The episode begins in true classic The X Files style as an worker delivering mail to various staff offices, pursued by a creepy observer (Fellig). She quickly makes her escape to a packed lift...and plunges to her death with everyone as as the cables snap. As the doors open and her bloody arm falls out, Fellig is there to take the photo. After Scully is assigned to the case with Ritter they interrogate Fellig on this and other earlier cases but Scully's suspicions divide the agents and soon she is turning to Mulder back in DC to dig deeper into Fellig's past.
It's here that the episode gets really interesting; Ritter is quick to demand Fellig's arrest after his blood is found a crime scene (his knack for capturing death putting him in clear sight of his next subject's killer). But Scully finds a deeper connection with him. Geoffrey Lewis plays a very tragic, sympathetic character, an old man tired of life and his long quest to capture death. Scully learns that he is over a century old, a man that survived yellow fever that swept through New York and had his death stolen by a nurse during that period.
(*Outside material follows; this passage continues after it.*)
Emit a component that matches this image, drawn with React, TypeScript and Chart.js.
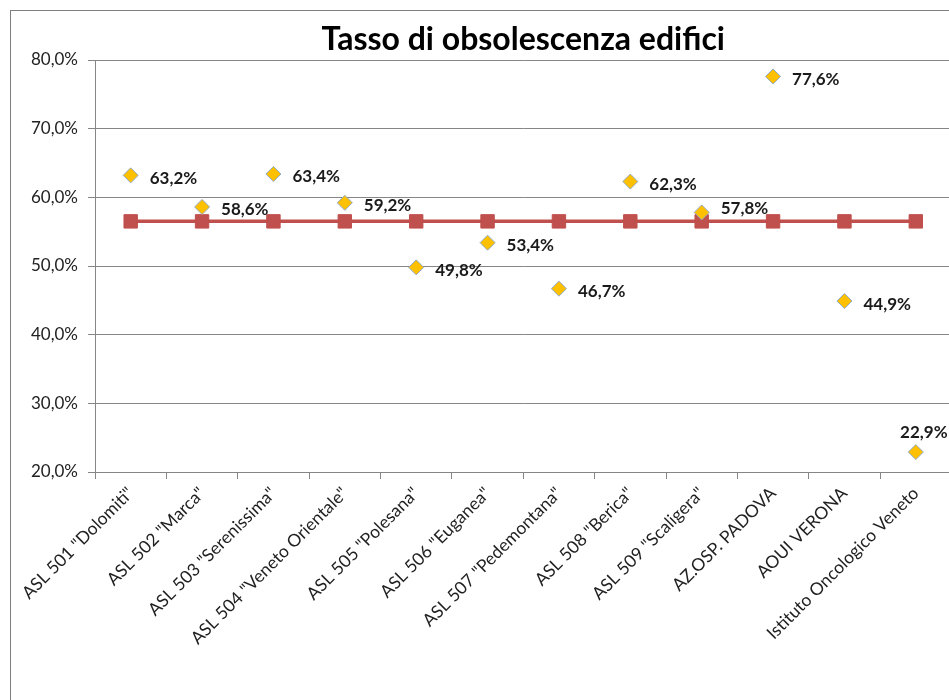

Having encountered Death incarnate, every attempt to photograph the final moments of his subjects have been in pursuit of death to end his long and tired life.
There are definitely elements of classic The X Files episodes, particularly the influence of season one's Squeeze in Fellig's ability to see the impending victims in black and white and Mulder and Scully's investigation his past, tracking identies spanning decades. But Fellig is the opposite of Eugene Victor Tooms in almost every way. Tooms killed to survive; Fellig just wants to die but both are cursed by unnatural long life.
There has long been a theory substantiated throughout the years that Scully is immortal and this episode certainly plays on that. Fellig sees Scully as an impending victim and is shot as Ritter rushes to arrest him. Scully gets caught in the crossfire but survives, while Fellig finally trades her death for his own. There is a great poetic imagery in his blood pouring from the smashed lens of his camera as he falls to his death. But it is less a tragic death and more a welcome end for Fellig.
The darkness, the atmosphere and the often grim nature of Tithonus harks back to the early era of The X Files and is in many ways the perfect palate cleanser before the upcoming mythology two-parter Two Fathers, One Son. While the light-hearted nature of episodes like Triangle and Dreamland have been a lot of fun to watch, Tithonus is a proper classic slice of the show and one of the suprising, if low-key highlights of season six.